Publicly Accessible Buildings

London ‘mega-mosque’ plans blocked by government

Plans for a huge mosque in London have been blocked following fears that the scheme would create too much traffic and was poorly planned

by Nick Myall 26 October 2015 Urban design

The UK government has reportedly blocked plans to build a ‘mega-mosque’ near the Olympic Park in east London.

The news comes following a 13-year battle by the Tablighi Jamaat sect which has included protests by far-right extremist groups.

The proposed site would have housed more than 10,000 people in an area three times the floor space of St Paul’s Cathedral.

The scheme was rejected by Newham council in December 2012, after councillors said the proposed mosque was too large, would generate too much traffic, and was designed and planned poorly. 
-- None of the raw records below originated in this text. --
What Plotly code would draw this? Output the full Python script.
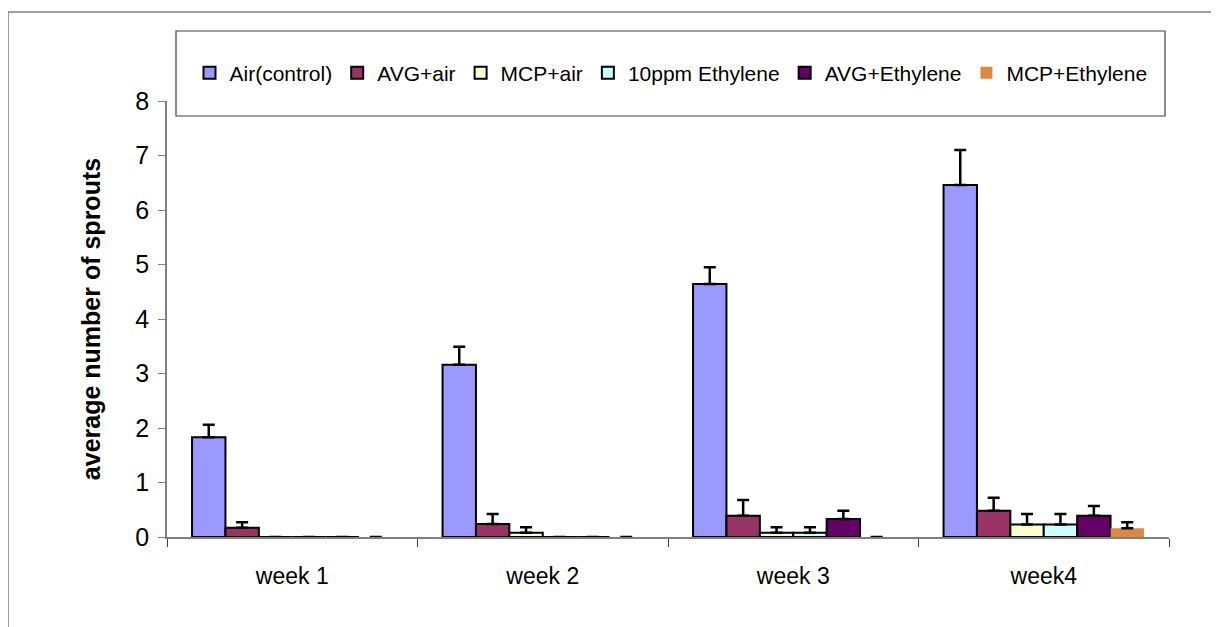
import plotly.graph_objects as go

weeks = ["week 1", "week 2", "week 3", "week4"]
series_names = ["Air(control)", "AVG+air", "MCP+air", "10ppm Ethylene", "AVG+Ethylene", "MCP+Ethylene"]
air_control = [1.83, 3.16, 4.64, 6.46]
air_control_err = [0.23, 0.33, 0.31, 0.64]
avg_air = [0.17, 0.24, 0.39, 0.48]
avg_air_err = [0.1, 0.18, 0.29, 0.24]
mcp_air = [0, 0.08, 0.08, 0.23]
mcp_air_err = [0, 0.1, 0.1, 0.19]
ethylene_10ppm = [0, 0, 0.08, 0.23]
ethylene_10ppm_err = [0, 0, 0.1, 0.19]
avg_ethylene = [0, 0, 0.33, 0.39]
avg_ethylene_err = [0, 0, 0.15, 0.18]
mcp_ethylene = [0, 0, 0, 0.16]
mcp_ethylene_err = [0, 0, 0, 0.11]

values = [air_control, avg_air, mcp_air, ethylene_10ppm, avg_ethylene, mcp_ethylene]
errors = [air_control_err, avg_air_err, mcp_air_err, ethylene_10ppm_err, avg_ethylene_err, mcp_ethylene_err]
colors = ["#9999FF", "#993366", "#FFFFCC", "#CCFFFF", "#660066", "#DD8840"]
line_widths = [2, 2, 2, 2, 2, 0]

fig = go.Figure()
for name, v, e, c, lw in zip(series_names, values, errors, colors, line_widths):
    fig.add_trace(go.Bar(
        x=weeks, y=v, name=name,
        marker=dict(color=c, line=dict(color="black", width=lw)),
        error_y=dict(type="data", array=e, symmetric=False, arrayminus=[0]*len(e),
                     color="black", thickness=2.5, width=6),
    ))

# page is shown with an 8px body offset
OFF = 8
W, H = 1219, 627
PL, PR, PT, PB = 167, 1169, 101, 537   # plot area in screen coords
L, T = PL - OFF, PT - OFF
R = W - (PR - OFF)
B = H - (PB - OFF)
pw, ph = PR - PL, PB - PT

def px(x):
    return (x - PL) / pw

def py(y):
    return (PB - y) / ph

fig.update_layout(
    width=W, height=H,
    margin=dict(l=L, r=R, t=T, b=B),
    paper_bgcolor="white", plot_bgcolor="white",
    barmode="group", bargap=0.2, bargroupgap=0,
    font=dict(family="Liberation Sans, Arial", color="black", size=20),
    showlegend=True,
    legend=dict(orientation="h", x=px(671), y=py(73), xanchor="center", yanchor="middle",
                font=dict(size=21), bgcolor="rgba(0,0,0,0)",
                traceorder="normal"),
    shapes=[
        dict(type="rect", xref="paper", yref="paper", x0=px(8), x1=px(1212), y0=py(660), y1=py(12),
             line=dict(color="#808080", width=1.5), fillcolor="rgba(0,0,0,0)", layer="below"),
        dict(type="rect", xref="paper", yref="paper", x0=px(176), x1=px(1165), y0=py(116), y1=py(31),
             line=dict(color="#404040", width=1.2), fillcolor="rgba(0,0,0,0)", layer="below"),
    ],
)
fig.update_xaxes(
    showline=True, linecolor="#808080", linewidth=1.5,
    ticks="outside", tickson="boundaries", ticklen=8, tickcolor="#404040",
    tickfont=dict(size=23), ticklabelstandoff=18, showgrid=False,
)
fig.update_yaxes(
    range=[0, 8], dtick=1, showline=True, linecolor="#808080", linewidth=1.5,
    ticks="outside", ticklen=7, tickcolor="#808080", showgrid=False, zeroline=False,
    tickfont=dict(size=25), ticklabelstandoff=4,
    title=dict(text="<b>average number of sprouts</b>", font=dict(size=25), standoff=28),
)

fig.write_html("out.html")
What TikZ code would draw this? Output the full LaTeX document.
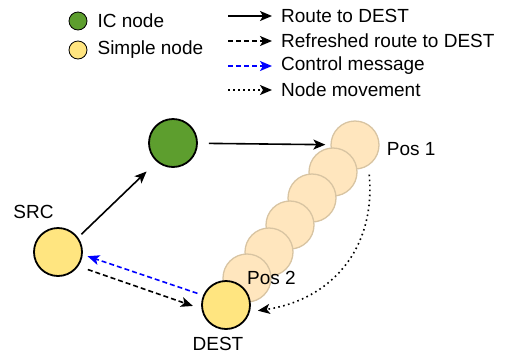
\documentclass[tikz,border=0pt]{standalone}
\usepackage{fontspec}
\setmainfont{Liberation Sans}
\usepackage{tikz}
\usetikzlibrary{positioning,arrows.meta}

\definecolor{icgreen}{RGB}{93,158,46}
\definecolor{simpleyellow}{RGB}{255,229,128}
\definecolor{ghostfill}{RGB}{255,230,190}
\definecolor{ghostline}{RGB}{216,196,162}

\begin{document}
\begin{tikzpicture}[
            x=1pt, y=-1pt,
            font=\fontsize{19}{22}\selectfont,
            icnode/.style={draw=black, line width=1.8pt, circle, fill=icgreen, minimum size=48pt, inner sep=0pt},
            simplenode/.style={draw=black, line width=1.8pt, circle, fill=simpleyellow, minimum size=48pt, inner sep=0pt},
            ghostnode/.style={draw=ghostline, line width=1.3pt, circle, fill=ghostfill, minimum size=48pt, inner sep=0pt},
            legendnode/.style={draw=black, line width=0.8pt, circle, minimum size=18pt, inner sep=0pt},
            txt/.style={inner sep=0pt},
            route/.style={line width=1.6pt, -{Stealth[length=12pt, width=10pt, inset=3pt]}},
            refreshed/.style={route, dash pattern=on 5pt off 3pt},
            control/.style={route, blue, dash pattern=on 5pt off 3pt},
            movement/.style={route, dash pattern=on 1.6pt off 3.4pt}
        ]

        \useasboundingbox (0,0) rectangle (506,354);

        % Legende Knoten
        \node[legendnode, fill=icgreen] (iclegend) at (78,21) {};
        \node[txt, right=10pt of iclegend] (ictext) {IC node};
        \node[legendnode, fill=simpleyellow] (simplelegend) at (78,50) {};
        \node[txt, right=10pt of simplelegend] (simpletext) {Simple node};

        % Legende Kanten
        \coordinate (routea) at (228,16);
        \coordinate (routeb) at (272,16);
        \coordinate (refresha) at (228,41);
        \coordinate (refreshb) at (272,41);
        \coordinate (controla) at (228,66);
        \coordinate (controlb) at (272,66);
        \coordinate (movea) at (228,90);
        \coordinate (moveb) at (272,90);
        \draw[route] (routea) -- (routeb);
        \node[txt, right=9pt of routeb] (routetext) {Route to DEST};
        \draw[refreshed] (refresha) -- (refreshb);
        \node[txt, right=9pt of refreshb] (refreshtext) {Refreshed route to DEST};
        \draw[control] (controla) -- (controlb);
        \node[txt, right=9pt of controlb] (controltext) {Control message};
        \draw[movement] (movea) -- (moveb);
        \node[txt, right=9pt of moveb] (movetext) {Node movement};

        % Bewegung von Pos 1 nach Pos 2
        \node[ghostnode] (pos1) at (355,145) {};
        \node[ghostnode] (ghost2) at (333,172) {};
        \node[ghostnode] (ghost3) at (312,198) {};
        \node[ghostnode] (ghost4) at (290,225) {};
        \node[ghostnode] (ghost5) at (269,252) {};
        \node[ghostnode] (pos2) at (247,278) {};

        % Knoten
        \node[simplenode] (dest) at (226,305) {};
        \node[simplenode] (src) at (58,252) {};
        \node[icnode] (ic) at (173,143) {};

        % Beschriftungen
        \node[txt, right=7pt of pos1, yshift=-4pt] (pos1text) {Pos 1};
        \node[txt, anchor=west] (pos2text) at (pos2.center) {Pos 2};
        \node[txt] (srctext) at (33.5,212) {SRC};
        \node[txt] (desttext) at (218,343.5) {DEST};

        % Kanten zwischen Knoten
        \draw[route, shorten <=4.5pt, shorten >=14pt] (src.36) -- (ic.229);
        \draw[route, shorten <=11pt, shorten >=5pt] (ic) -- (pos1);
        \draw[refreshed, shorten <=10pt, shorten >=9pt] (src.-35) -- (dest.-171);
        \draw[control, shorten <=6pt, shorten >=5pt] (dest.157) -- (src.-6);
        \draw[movement, shorten <=9pt, shorten >=8pt] (pos1.-57) .. controls (376,250) and (330,300) .. (dest.-16);

    \end{tikzpicture}
\end{document}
There is already a temporary mosque on the site that houses 2,500 people. The High Court ordered to have it closed in 2013 because it did not have planning permission – but this hasn’t happened.

The sect appealed the December 2012 decision last year – taking the application to a three-week public inquiry. The inspector’s report was sent to the government earlier this year but what happen next was shrouded in mystery because of its sensitive nature.

Alan Craig, a former Newham councillor who spearheaded the campaign against the mosque, said: "This is fantastic news. For a decade and a half, Tablighi Jamaat has pulled out every stop to get its way, but at last the spectre is over."

Another source is reported to have said: "This proposal has created a great division in Newham.”